Credit:NASA Goddard Space Flight Center

This year, NOAA is working with NASA to test a small fleet of Global Hawk unmanned aerial vehicles (UAVs) that can linger for long periods of time in and around a hurricane. The NOAA aircraft only have a few more years of life in them, Marks said, and the future of hurricane hunting may lie with the UAVs.

Another HFIP research stream involves creating better performing computer models that incorporate new data and research insights. Rapidly translating research findings into forecasting tools is a unique aspect of HFIP, since it forces researchers to quickly turn their findings into products that can be used by day-to-day forecasters, rather than just publishing papers in scientific journals.

“It’s researchers working in an operational way, which is not the normal way researchers work,” Marks said.

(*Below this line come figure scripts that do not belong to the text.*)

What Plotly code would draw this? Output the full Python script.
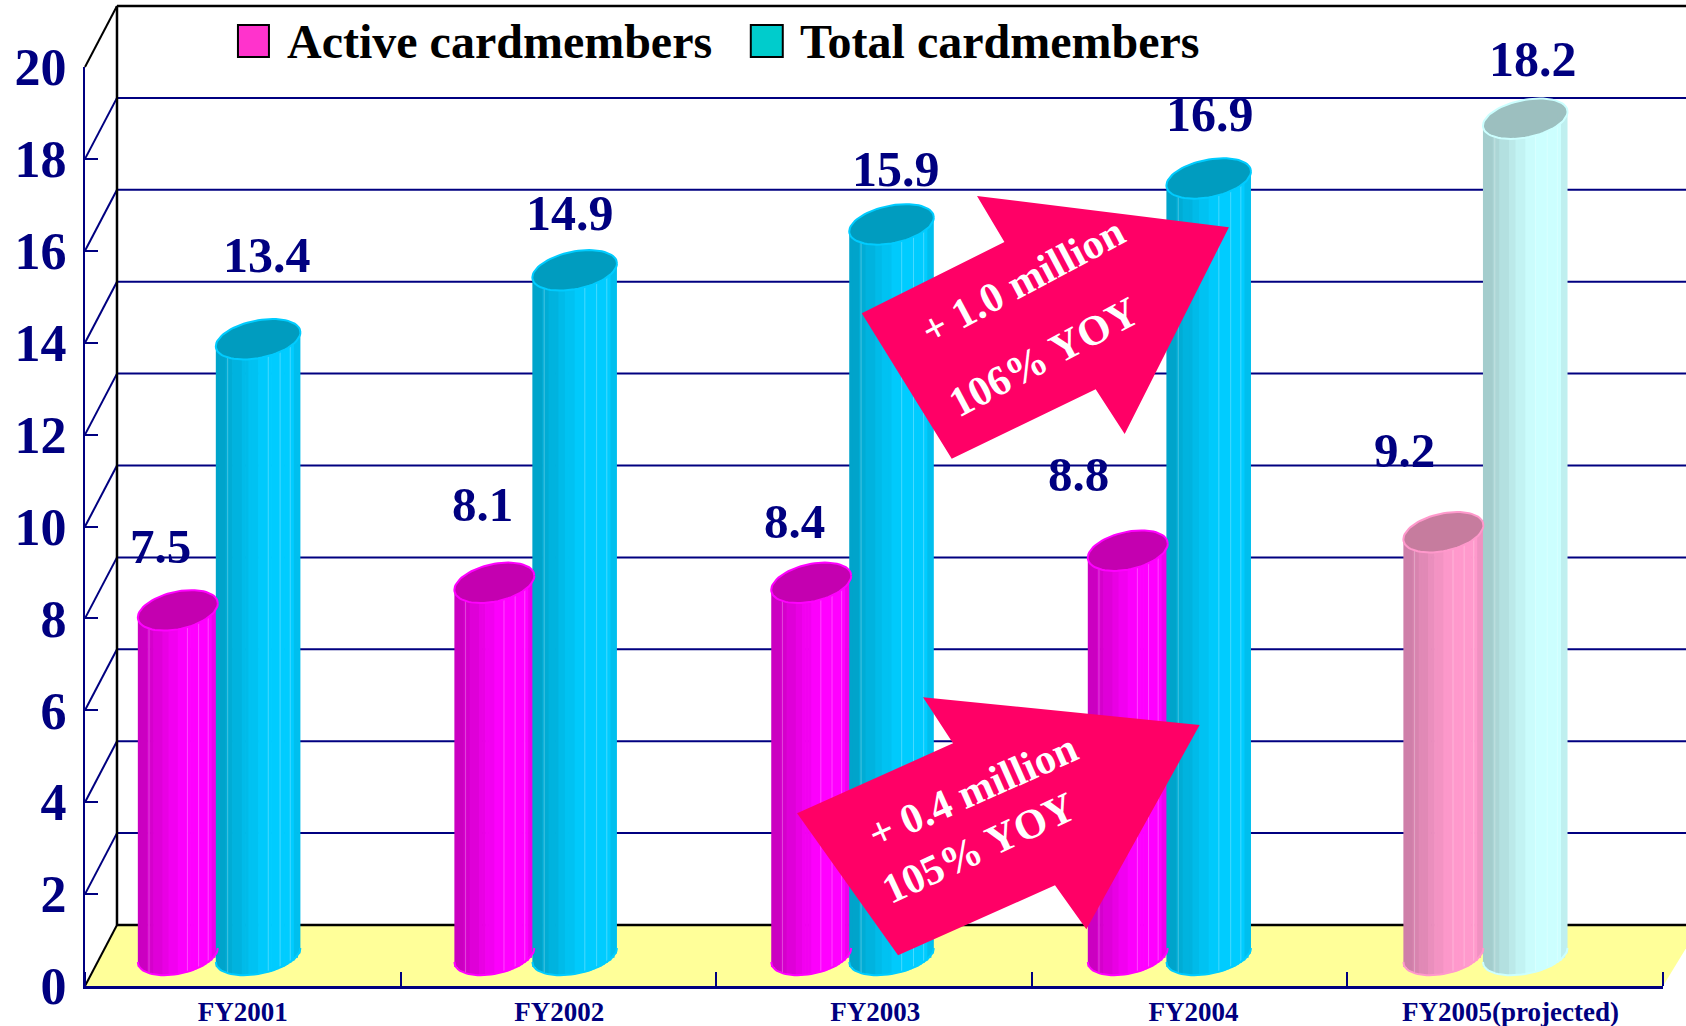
import math
import plotly.graph_objects as go

# ---------- data ----------
categories = ["FY2001", "FY2002", "FY2003", "FY2004", "FY2005(projected)"]
active_labels = [7.5, 8.1, 8.4, 8.8, 9.2]
total_labels = [13.4, 14.9, 15.9, 16.9, 18.2]
# drawn heights (FY2003 active is drawn level with FY2002)
active_heights = [7.5, 8.1, 8.1, 8.8, 9.2]
total_heights = [13.4, 14.9, 15.9, 16.9, 18.2]
y_ticks = list(range(0, 21, 2))

active_dark = ["#C400B8", "#C400B8", "#C400B8", "#C400B8", "#C87CA4"]
active_bright = ["#FF00FF", "#FF00FF", "#FF00FF", "#FF00FF", "#FF99CC"]
active_edge = ["#FF00FF", "#FF00FF", "#FF00FF", "#FF00FF", "#FF99CC"]
active_cap = ["#C400B0", "#C400B0", "#C400B0", "#C400B0", "#C67C9E"]
total_dark = ["#009FC4", "#009FC4", "#009FC4", "#009FC4", "#9FC6C6"]
total_bright = ["#00CCFF", "#00CCFF", "#00CCFF", "#00CCFF", "#CCFFFF"]
total_edge = ["#00CCFF", "#00CCFF", "#00CCFF", "#00CCFF", "#CCFFFF"]
total_cap = ["#009CBF", "#009CBF", "#009CBF", "#009CBF", "#9CBFBF"]

SERIF = "Liberation Serif"
NAVY = "#000080"

# ---------- frame geometry (pixels of the 1686x1026 page) ----------
W, H = 1686, 1026
L, R_EDGE, T, B_EDGE = 85, 1663.5, 67, 986
PW, PH = R_EDGE - L, B_EDGE - T
DEPTH_X, DEPTH_Y = 32, 61
UNIT_Y = PH / 20
STEP_X = PW / 5

# small per-category nudges (in category units) seen in the original drawing
active_nudge = [0.0, 0.003, 0.007, 0.010, 0.010]
total_nudge = [0.0, 0.003, 0.007, 0.012, 0.015]
label_nudge = [0.0, 0.003, 0.004, 0.012, 0.017]


def px(x):
    return (x - L) / PW


def py(y):
    return (B_EDGE - y) / PH


def ypix(v):
    return B_EDGE - v * UNIT_Y


def hexmix(a, b, t):
    ca = [int(a[i:i + 2], 16) for i in (1, 3, 5)]
    cb = [int(b[i:i + 2], 16) for i in (1, 3, 5)]
    return "#%02X%02X%02X" % tuple(round(p + (q - p) * t) for p, q in zip(ca, cb))


shapes = []


def line(x0, y0, x1, y1, color, width, layer="below"):
    shapes.append(dict(type="line", xref="paper", yref="paper", x0=px(x0), y0=py(y0),
                       x1=px(x1), y1=py(y1), line=dict(color=color, width=width), layer=layer))


def poly(points, fill, outline=None, layer="below"):
    path = "M" + "L".join(f"{px(a):.5f},{py(b):.5f}" for a, b in points) + "Z"
    shapes.append(dict(type="path", xref="paper", yref="paper", path=path, fillcolor=fill,
                       line=dict(color=outline or fill, width=2 if outline else 0), layer=layer))


# floor
poly([(L, B_EDGE), (L + DEPTH_X, B_EDGE - DEPTH_Y), (W + 5, B_EDGE - DEPTH_Y), (W + 5, 941),
      (R_EDGE, B_EDGE)], "#FFFF99")
# back wall gridlines and side-wall diagonals
for v in y_ticks:
    back_y = ypix(v) - DEPTH_Y
    is_frame = v in (0, 20)
    colour = "#000000" if is_frame else NAVY
    line(L + DEPTH_X, back_y, W + 5, back_y, colour, 2.5 if is_frame else 2)
    line(L, ypix(v), L + DEPTH_X, back_y, colour, 2)
line(L + DEPTH_X, ypix(0) - DEPTH_Y, L + DEPTH_X, ypix(20) - DEPTH_Y, "#000000", 2.5)

# ---------- cylinders ----------
fig = go.Figure()
N = 26
CAP_B = 19 / UNIT_Y
SHEAR = 7 / UNIT_Y
BASE_LIFT = 31 / UNIT_Y
SHEEN_AT = [0.14, 0.62, 0.76, 0.88]


def cylinder(name, heights, nudge, start, width, dark, bright, edge, cap):
    strip = width / N
    xs = [i + n for i, n in enumerate(nudge)]
    for k in range(N):
        u = (k + 0.5) / N * 2 - 1
        lower = -CAP_B * math.sqrt(max(0, 1 - u * u)) + SHEAR * u
        step = math.floor((k + 0.5) / N * 10) / 9
        shade = min(1, 0.12 + step * 1.5)
        if k >= N - 2:
            shade = 0.72
        fig.add_trace(go.Bar(
            x=xs,
            y=[h - lower + SHEAR * u for h in heights],
            base=[BASE_LIFT + lower] * 5,
            offset=start + k * strip,
            width=strip * 1.25 if k < N - 1 else strip,
            marker=dict(color=[hexmix(d, b, shade) for d, b in zip(dark, bright)], line=dict(width=0)),
            name=name, showlegend=False, hoverinfo="skip"))
    # thin pale facet lines running up the cylinder
    sx, sy = [], []
    for x0, h in zip(xs, heights):
        for f in SHEEN_AT:
            u = f * 2 - 1
            lower = -CAP_B * math.sqrt(1 - u * u) + SHEAR * u
            sx += [x0 + start + f * width] * 2 + [None]
            sy += [BASE_LIFT + lower, BASE_LIFT + h + SHEAR * u, None]
    fig.add_trace(go.Scatter(x=sx, y=sy, mode="lines", line=dict(color="rgba(255,255,255,0.28)", width=1),
                             name=name, showlegend=False, hoverinfo="skip"))
    half = width / 2
    ts = [i / 72 * 2 * math.pi for i in range(73)]
    for i, h in enumerate(heights):
        cx = xs[i] + start + half
        cy = h + BASE_LIFT
        fig.add_trace(go.Scatter(
            x=[cx + half * math.cos(t) for t in ts],
            y=[cy + CAP_B * math.sin(t) + SHEAR * math.cos(t) for t in ts],
            mode="lines", fill="toself", fillcolor=cap[i], line=dict(color=edge[i], width=2),
            name=name, showlegend=False, hoverinfo="skip"))
        low = [t for t in ts if t >= math.pi]
        fig.add_trace(go.Scatter(
            x=[cx + half * math.cos(t) for t in low],
            y=[BASE_LIFT + CAP_B * math.sin(t) + SHEAR * math.cos(t) for t in low],
            mode="lines", line=dict(color=edge[i], width=2),
            name=name, showlegend=False, hoverinfo="skip"))


cylinder("Active cardmembers", active_heights, active_nudge, -0.3326, 0.2534,
         active_dark, active_bright, active_edge, active_cap)
cylinder("Total cardmembers", total_heights, total_nudge, -0.0855, 0.2680,
         total_dark, total_bright, total_edge, total_cap)

# ---------- arrows ----------
arrow_colour = "#FF0066"
poly([(977.3, 196), (1229.3, 227.3), (1125, 434), (1096, 389.3), (952, 458.7), (862, 313.3), (1004.7, 242)],
     arrow_colour, layer="above")
poly([(923.3, 697.3), (1200, 725), (1086.7, 929.3), (1055.3, 885.3), (898.3, 955.3), (797.3, 813.3), (953.3, 743.3)],
     arrow_colour, layer="above")

annotations = []


def note(x, y, text, size, color, angle=0, anchor="center"):
    annotations.append(dict(xref="paper", yref="paper", x=px(x), y=py(y), text=text, showarrow=False,
                            xanchor=anchor, yanchor="middle", textangle=angle,
                            font=dict(family=SERIF, size=size, color=color, weight="bold")))


note(1023, 281, "+ 1.0 million", 42, "#FFFFFF", -28)
note(1044, 357, "106% YOY", 42, "#FFFFFF", -28)
note(973, 791, "+ 0.4 million", 42, "#FFFFFF", -24)
note(979, 848, "105% YOY", 42, "#FFFFFF", -25)

# ---------- value labels (centres) ----------
active_label_pos = [(161, 546), (483, 504), (795, 521), (1079, 474), (1405, 450)]
total_label_pos = [(267, 255), (570, 213), (896, 169), (1210, 114), (1533, 59)]
for value, (x, y) in zip(active_labels, active_label_pos):
    note(x, y, f"{value:.1f}", 49, NAVY)
for value, (x, y) in zip(total_labels, total_label_pos):
    note(x, y, f"{value:.1f}", 50, NAVY)

# ---------- legend ----------
poly([(238, 25), (269, 25), (269, 57), (238, 57)], "#FF33CC", "#000000", "above")
poly([(751, 25), (783, 25), (783, 57), (751, 57)], "#00CCCC", "#000000", "above")
note(285, 42, "Active cardmembers", 48, "#000000", anchor="left")
note(798, 42, "Total cardmembers", 48, "#000000", anchor="left")

fig.update_layout(
    width=W, height=H, autosize=False,
    margin=dict(l=L, r=W - R_EDGE, t=T, b=H - B_EDGE, pad=0),
    paper_bgcolor="#FFFFFF", plot_bgcolor="rgba(0,0,0,0)",
    barmode="overlay", showlegend=False, shapes=shapes, annotations=annotations,
    font=dict(family=SERIF),
    xaxis=dict(range=[-0.5, 4.5], tickvals=[i + n for i, n in enumerate(label_nudge)], ticktext=categories,
               automargin=False, ticks="", showgrid=False, zeroline=False, showline=True,
               linecolor=NAVY, linewidth=3,
               tickfont=dict(family=SERIF, size=27, color=NAVY, weight="bold"),
               minor=dict(tickvals=[i - 0.5 for i in range(6)], ticks="inside", ticklen=14,
                          tickcolor=NAVY, tickwidth=2, showgrid=False)),
    yaxis=dict(range=[0, 20], tickvals=y_ticks, ticks="inside", ticklen=13, tickcolor=NAVY, tickwidth=2,
               showgrid=False, zeroline=False, showline=True, linecolor=NAVY, linewidth=2, automargin=False,
               ticklabelstandoff=6,
               tickfont=dict(family=SERIF, size=52, color=NAVY, weight="bold")),
)

fig.write_html("out.html", post_script="document.body.style.margin='0';document.documentElement.style.overflow='hidden';",
               config={"displayModeBar": False})
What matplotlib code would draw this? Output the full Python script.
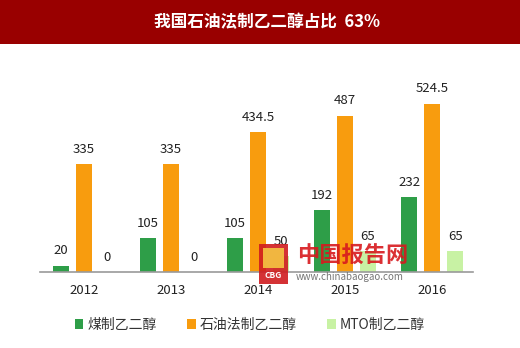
import numpy as np
import matplotlib
matplotlib.use('Agg')
from matplotlib import pyplot as plt
from matplotlib.patches import Rectangle

plt.rcParams['font.family'] = ['Noto Sans CJK SC', 'DejaVu Sans']

years = ['2012', '2013', '2014', '2015', '2016']
series_names = ['煤制乙二醇', '石油法制乙二醇', 'MTO制乙二醇']
coal = [20, 105, 105, 192, 232]
petro = [335, 335, 434.5, 487, 524.5]
mto = [0, 0, 50, 65, 65]
colors = ['#2e9e48', '#f89c0e', '#c8f2a4']
title = '我国石油法制乙二醇占比  63%'

W, H = 520, 348
fig = plt.figure(figsize=(W / 100, H / 100), dpi=100)
fig.patch.set_facecolor('white')

# title bar
fig.patches.append(Rectangle((0, 1 - 44 / H), 1, 44 / H, transform=fig.transFigure,
                             facecolor='#990000', edgecolor='none', zorder=0))
fig.text(267 / W, 1 - 22 / H, title, color='white', fontsize=12, fontweight='bold',
         ha='center', va='center')

ax = fig.add_axes([40 / W, 1 - 272 / H, 433 / W, 212 / H])
x = np.arange(len(years))
bw = 0.184
off = 0.264
for i, (vals, c) in enumerate(zip([coal, petro, mto], colors)):
    pos = x + (i - 1) * off
    ax.bar(pos, vals, width=bw, color=c, label=series_names[i], zorder=2)
    for p, v in zip(pos, vals):
        ax.annotate(f'{v:g}', (p, v), xytext=(0, 6), textcoords='offset points',
                    ha='center', va='bottom', fontsize=9.5, color='#222222')

ax.set_xlim(-0.506, 4.47)
ax.set_ylim(0, 660)
ax.set_xticks(x)
ax.set_xticklabels(years, fontsize=9.5, color='#222222')
ax.tick_params(axis='x', length=0, pad=9)
ax.set_yticks([])
for s in ['top', 'right', 'left']:
    ax.spines[s].set_visible(False)
ax.spines['bottom'].set_color('#9a9a9a')
ax.spines['bottom'].set_linewidth(1.2)

handles, labels = ax.get_legend_handles_labels()
leg = fig.legend(handles, labels, loc='center', bbox_to_anchor=(250 / W, 1 - 325 / H),
                 ncol=3, frameon=False, fontsize=10, handlelength=0.6, handleheight=0.8,
                 handletextpad=0.3, columnspacing=2.2)
for t in leg.get_texts():
    t.set_color('#333333')

# watermark
fig.patches.append(Rectangle((259 / W, 1 - 284 / H), 29 / W, 40 / H, transform=fig.transFigure,
                             facecolor='#d01c1f', edgecolor='none', alpha=0.9, zorder=5))
fig.patches.append(Rectangle((263 / W, 1 - 268 / H), 21 / W, 20 / H, transform=fig.transFigure,
                             facecolor='#f5c542', edgecolor='none', alpha=0.9, zorder=6))
fig.text(273.5 / W, 1 - 276 / H, 'CBG', color='white', fontsize=6, fontweight='bold',
         ha='center', va='center', zorder=7)
fig.text(353 / W, 1 - 256 / H, '中国报告网', color='#d7191e', fontsize=16, fontweight='bold',
         ha='center', va='center', alpha=0.9, zorder=7)
fig.text(350 / W, 1 - 277 / H, 'www.chinabaogao.com', color='#666666', fontsize=7,
         ha='center', va='center', alpha=0.9, zorder=7)

fig.savefig('out.png', dpi=100)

For example, as part of HFIP, a group of researchers set up shop in Boulder, Colo., far from tropical weather systems, where they took advantage of high speed computer resources to duplicate a computer model that the Hurricane Center relies on to make its forecasts. The research version of this computer model, known by the acronym HWRF (pronounced “H WARF”), picks up on storm features that other models typically miss altogether, such as the evolution of the rain bands that pinwheel around a tropical storm or hurricane.

After testing the research model, the Hurricane Center is now moving forward with an operational version of the upgraded HWRF model that will be used during the 2012 hurricane season. “That’s the first time we’ve seen that kind of rapid development being implemented,” Marks said.

According to Marks, the upgraded HWRF model has shown promise in forecasting storm intensity, particularly when Doppler radar scans of a storm are included in the model analysis. Specifically, about a 10 percent improvement in storm forecasts were seen in research cases.

“If we can use that type of data in this model we can really gain more promise,” Marks said.

It remains to be seen how much of an improvement the new HWRF model will bring to this year’s hurricane forecasts, but the bar has been set so low that any progress would be heralded as a breakthrough.